● RAW DATA:
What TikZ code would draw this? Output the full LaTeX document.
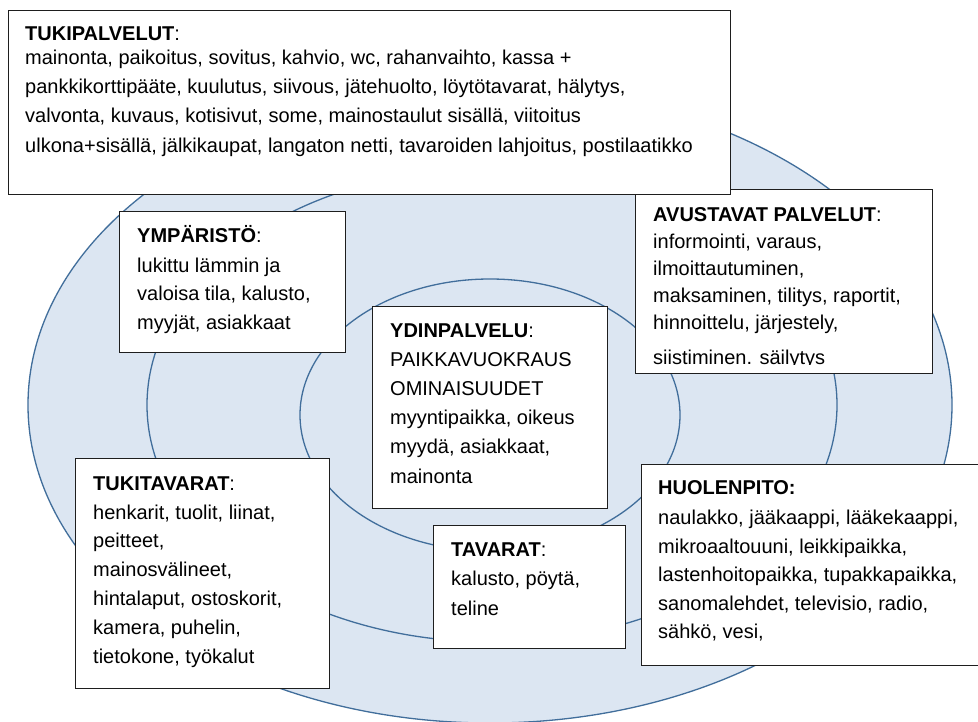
\documentclass[tikz,border=0pt]{standalone}
\usepackage{fontspec}
\setmainfont{Liberation Sans}
\definecolor{ringfill}{RGB}{220,230,242}
\definecolor{ringline}{RGB}{65,110,155}
\definecolor{boxline}{RGB}{30,30,30}
\tikzset{
  ring/.style={fill=ringfill, draw=ringline, line width=1.3pt},
  infobox/.style={draw=boxline, fill=white, line width=1.4pt, inner sep=0pt, anchor=north west},
  % text blocks are placed by the baseline of their last line
  boxtext/.style={anchor=base west, inner sep=0pt, align=left, font=\fontsize{20}{#1}\selectfont},
  boxtext/.default=28.8
}
\newcommand\hd[1]{\textbf{#1}}

\begin{document}
\begin{tikzpicture}[x=1pt,y=-1pt]
\useasboundingbox (0,0) rectangle (978,722);
\fill[white] (0,0) rectangle (978,722);

% three nested rings
\path[ring] (490,405) ellipse [x radius=462pt, y radius=318pt];
\path[ring] (492,405) ellipse [x radius=345pt, y radius=237pt];
\path[ring] (490,415) ellipse [x radius=190pt, y radius=136pt];

% avustavat palvelut (text is clipped at the box like in the slide)
\node[infobox, minimum width=297pt, minimum height=184pt] (avubox) at (635,189) {};
\begin{scope}
  \clip (635,189) rectangle (932,364.6);
  \node[boxtext=27] (avutext) at (653,364)
    {\hd{AVUSTAVAT PALVELUT}:\\
     informointi, varaus,\\
     ilmoittautuminen,\\
     maksaminen, tilitys, raportit,\\
     hinnoittelu, järjestely,\\[8pt]
     siistiminen. säilytys};
\end{scope}

% tukipalvelut
\node[infobox, minimum width=722pt, minimum height=184pt] (tukibox) at (8,10) {};
\node[boxtext=29] (tukitext) at (25,153)
  {\hd{TUKIPALVELUT}:\\[-5pt]
   mainonta, paikoitus, sovitus, kahvio, wc, rahanvaihto, kassa +\\
   pankkikorttipääte, kuulutus, siivous, jätehuolto, löytötavarat, hälytys,\\
   valvonta, kuvaus, kotisivut, some, mainostaulut sisällä, viitoitus\\[1pt]
   ulkona+sisällä, jälkikaupat, langaton netti, tavaroiden lahjoitus, postilaatikko};

% ympäristö
\node[infobox, minimum width=226pt, minimum height=141pt] (ympbox) at (119,211) {};
\node[boxtext=29] (ymptext) at (137,330)
  {\hd{YMPÄRISTÖ}:\\
   lukittu lämmin ja\\
   valoisa tila, kalusto,\\
   myyjät, asiakkaat};

% ydinpalvelu
\node[infobox, minimum width=235pt, minimum height=202pt] (ydinbox) at (372,306) {};
\node[boxtext=29.2] (ydintext) at (390,483)
  {\hd{YDINPALVELU}:\\
   PAIKKAVUOKRAUS\\
   OMINAISUUDET\\
   myyntipaikka, oikeus\\
   myydä, asiakkaat,\\
   mainonta};

% tukitavarat
\node[infobox, minimum width=254pt, minimum height=230pt] (tukitbox) at (75,458) {};
\node[boxtext=28.8] (tukittext) at (93,663)
  {\hd{TUKITAVARAT}:\\
   henkarit, tuolit, liinat,\\
   peitteet,\\
   mainosvälineet,\\
   hintalaput, ostoskorit,\\
   kamera, puhelin,\\
   tietokone, työkalut};

% tavarat
\node[infobox, minimum width=192pt, minimum height=123pt] (tavbox) at (433,525) {};
\node[boxtext=29.5] (tavtext) at (451,615)
  {\hd{TAVARAT}:\\
   kalusto, pöytä,\\
   teline};

% huolenpito
\node[infobox, minimum width=338pt, minimum height=201pt] (huolbox) at (641,464) {};
\node[boxtext=28.4] (huoltext) at (658,638.5)
  {\hd{HUOLENPITO:}\\[2.5pt]
   naulakko, jääkaappi, lääkekaappi,\\
   mikroaaltouuni, leikkipaikka,\\
   lastenhoitopaikka, tupakkapaikka,\\
   sanomalehdet, televisio, radio,\\
   sähkö, vesi,};
\end{tikzpicture}
\end{document}
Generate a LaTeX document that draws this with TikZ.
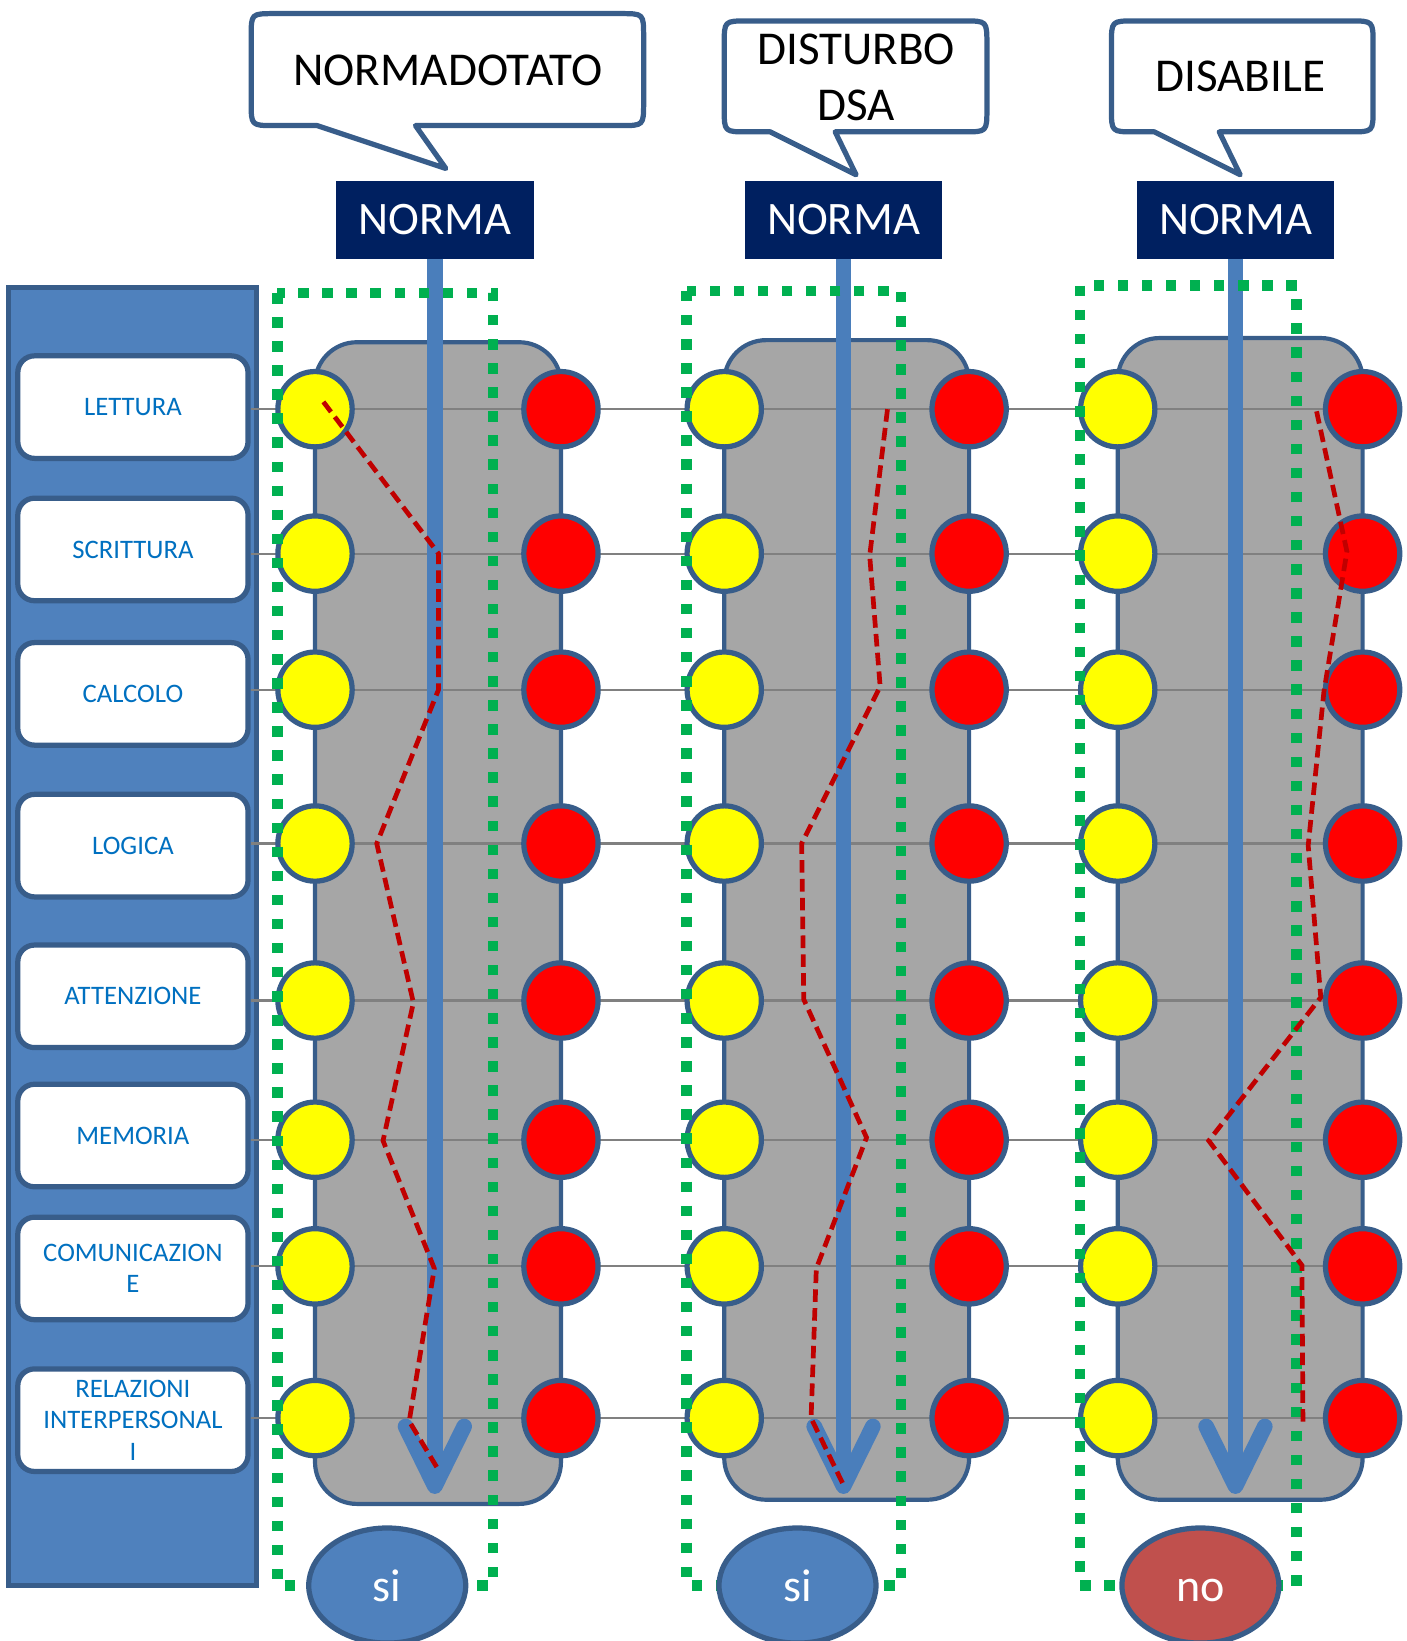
\documentclass[tikz,border=0pt]{standalone}
\usepackage{fontspec}
\setmainfont{Carlito}
\usetikzlibrary{calc,shapes.geometric}
\pgfdeclarelayer{back}
\pgfdeclarelayer{lines}
\pgfsetlayers{back,lines,main}
\definecolor{panelblue}{HTML}{4F81BD}
\definecolor{edgeblue}{HTML}{385D8A}
\definecolor{labeltext}{HTML}{0070C0}
\definecolor{boxgray}{HTML}{A6A6A6}
\definecolor{navyfill}{HTML}{002060}
\definecolor{arrowblue}{HTML}{4A7EBB}
\definecolor{dotgreen}{HTML}{00B050}
\definecolor{dashred}{HTML}{C00000}
\definecolor{nored}{HTML}{C0504D}
\definecolor{rowgray}{HTML}{808080}
\definecolor{dotyellow}{HTML}{FFFF00}
\definecolor{dotred}{HTML}{FF0000}
\tikzset{
 panelbox/.style={draw=edgeblue, line width=5pt, fill=panelblue, minimum width=237pt, minimum height=1240pt, inner sep=0pt},
 labelbox/.style={draw=edgeblue, line width=5pt, fill=white, rounded corners=16pt, minimum width=220pt, minimum height=98pt, align=center, text=labeltext, font=\fontsize{25.5}{30}\selectfont, inner sep=0pt},
 yellowdot/.style={ellipse, draw=edgeblue, line width=5pt, fill=dotyellow, minimum width=71pt, minimum height=72pt, inner sep=0pt},
 reddot/.style={yellowdot, fill=dotred},
 normabox/.style={fill=navyfill, text=white, minimum width=189pt, minimum height=74pt, font=\fontsize{44.5}{50}\selectfont, inner sep=0pt},
 normaline/.style={draw=arrowblue, line width=15pt},
 arrowhead/.style={normaline, line cap=round, line join=round},
 greenframe/.style={draw=dotgreen, line width=10pt, dash pattern=on 10pt off 13pt},
 pathline/.style={draw=dashred, line width=4.5pt, dash pattern=on 12pt off 6pt},
 rowline/.style={draw=rowgray, line width=2pt},
 graybox/.style={draw=edgeblue, line width=4pt, fill=boxgray, rounded corners=40pt, inner sep=0pt},
 callout/.style={draw=edgeblue, line width=5pt, fill=white, line join=round},
 callouttext/.style={font=\fontsize{45}{54}\selectfont, align=center, inner sep=0pt},
 answerbox/.style={ellipse, draw=edgeblue, line width=5pt, minimum width=150pt, minimum height=110pt, text=white, font=\fontsize{44}{50}\selectfont, inner sep=0pt},
}
\newcommand\calloutpath[8]{%
 \draw[callout] (#6,#7) -- (#8,#4) -- ({#3-22},#4) .. controls (#3,#4) .. (#3,{#4-22}) -- (#3,{#2+22}) .. controls (#3,#2) .. ({#3-22},#2) -- ({#1+22},#2) .. controls (#1,#2) .. (#1,{#2+22}) -- (#1,{#4-22}) .. controls (#1,#4) .. ({#1+22},#4) -- (#5,#4) -- cycle;}
\begin{document}
\begin{tikzpicture}[x=1pt,y=-1pt]
\useasboundingbox (0,0) rectangle (1344,1568);

% back layer: panel and gray boxes
\begin{pgfonlayer}{back}
\node[panelbox] (panel) at (126.5,895) {};
\node[graybox, minimum width=235pt, minimum height=1110pt] (g1) at (418.5,882) {};
\node[graybox, minimum width=234pt, minimum height=1108pt] (g2) at (809,879) {};
\node[graybox, minimum width=234pt, minimum height=1110pt] (g3) at (1185,878) {};
\end{pgfonlayer}

% labels
\node[labelbox] (L1) at (127,389) {LETTURA};
\node[labelbox] (L2) at (127,525) {SCRITTURA};
\node[labelbox] (L3) at (127,663) {CALCOLO};
\node[labelbox] (L4) at (127,808) {LOGICA};
\node[labelbox] (L5) at (127,952) {ATTENZIONE};
\node[labelbox] (L6) at (127,1085) {MEMORIA};
\node[labelbox] (L7) at (127,1212) {COMUNICAZION\\E};
\node[labelbox] (L8) at (127,1357) {RELAZIONI\\INTERPERSONAL\\I};

% circles
\foreach \c/\xl/\xr in {1/301/536,2/692/926,3/1068/1302}{
 \foreach \r/\yy in {1/391,2/529,3/659,4/806,5/956,6/1089,7/1210,8/1355}{
  \node[yellowdot] (y\c-\r) at (\xl,\yy) {};
  \node[reddot] (r\c-\r) at (\xr,\yy) {};
 }
}

% row lines
\begin{pgfonlayer}{lines}
\foreach \r in {1,...,8}{
 \draw[rowline] (L\r.east |- y1-\r.center) -- (r3-\r.center);
}
\end{pgfonlayer}

% NORMA boxes and arrows
\foreach \c/\xa in {1/415.5,2/806,3/1180.5}{
 \node[normabox] (n\c) at (\xa,210) {NORMA};
 \coordinate (t\c) at (\xa,1420);
 \draw[normaline] (n\c.south) -- (t\c);
 \draw[arrowhead] ($(t\c)+(-28,-57)$) -- (t\c) -- ($(t\c)+(28,-57)$);
}

% green dotted frames
\draw[greenframe] (265,280) rectangle (471,1515);
\draw[greenframe] (656,278) rectangle (861,1515);
\draw[greenframe] (1032,273) rectangle (1239,1515);

% red dashed profiles
\draw[pathline] (309,384) -- (419,529) -- (419,659) -- (360,806) -- (395,958) -- (366,1090) -- (415,1212) -- (391,1358) -- (418,1403);
\draw[pathline] (848,391) -- (831,531) -- (841,656) -- (766,806) -- (768,955) -- (828,1087) -- (780,1212) -- (775,1355) -- (805,1417);
\draw[pathline] (1258,393) -- (1287,527) -- (1265,661) -- (1250,808) -- (1262,953) -- (1155,1090) -- (1244,1209) -- (1245,1362);

% callouts
\calloutpath{240}{13}{615}{120}{303}{426}{161}{397}
\node[callouttext] (c1) at (428,67) {NORMADOTATO};
\calloutpath{692}{20}{943}{126}{736}{818}{167}{798}
\node[callouttext] (c2) at (818,74) {DISTURBO\\DSA};
\calloutpath{1062}{20}{1312}{126}{1103}{1185}{167}{1165}
\node[callouttext] (c3) at (1185,73) {DISABILE};

% answers
\node[answerbox, fill=panelblue] (a1) at (370,1515) {si};
\node[answerbox, fill=panelblue] (a2) at (762,1515) {si};
\node[answerbox, fill=nored] (a3) at (1147,1515) {\vphantom{i}no};
\end{tikzpicture}
\end{document}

● PROBLEM: Everything from the first line to the line with "radius=190pt, y radius=136pt];" must be repeated exactly, and nothing else. Leave the pictures out.

● CORRECT RESPONSE:
What TikZ code would draw this? Output the full LaTeX document.
\documentclass[tikz,border=0pt]{standalone}
\usepackage{fontspec}
\setmainfont{Liberation Sans}
\definecolor{ringfill}{RGB}{220,230,242}
\definecolor{ringline}{RGB}{65,110,155}
\definecolor{boxline}{RGB}{30,30,30}
\tikzset{
  ring/.style={fill=ringfill, draw=ringline, line width=1.3pt},
  infobox/.style={draw=boxline, fill=white, line width=1.4pt, inner sep=0pt, anchor=north west},
  % text blocks are placed by the baseline of their last line
  boxtext/.style={anchor=base west, inner sep=0pt, align=left, font=\fontsize{20}{#1}\selectfont},
  boxtext/.default=28.8
}
\newcommand\hd[1]{\textbf{#1}}

\begin{document}
\begin{tikzpicture}[x=1pt,y=-1pt]
\useasboundingbox (0,0) rectangle (978,722);
\fill[white] (0,0) rectangle (978,722);

% three nested rings
\path[ring] (490,405) ellipse [x radius=462pt, y radius=318pt];
\path[ring] (492,405) ellipse [x radius=345pt, y radius=237pt];
\path[ring] (490,415) ellipse [x radius=190pt, y radius=136pt];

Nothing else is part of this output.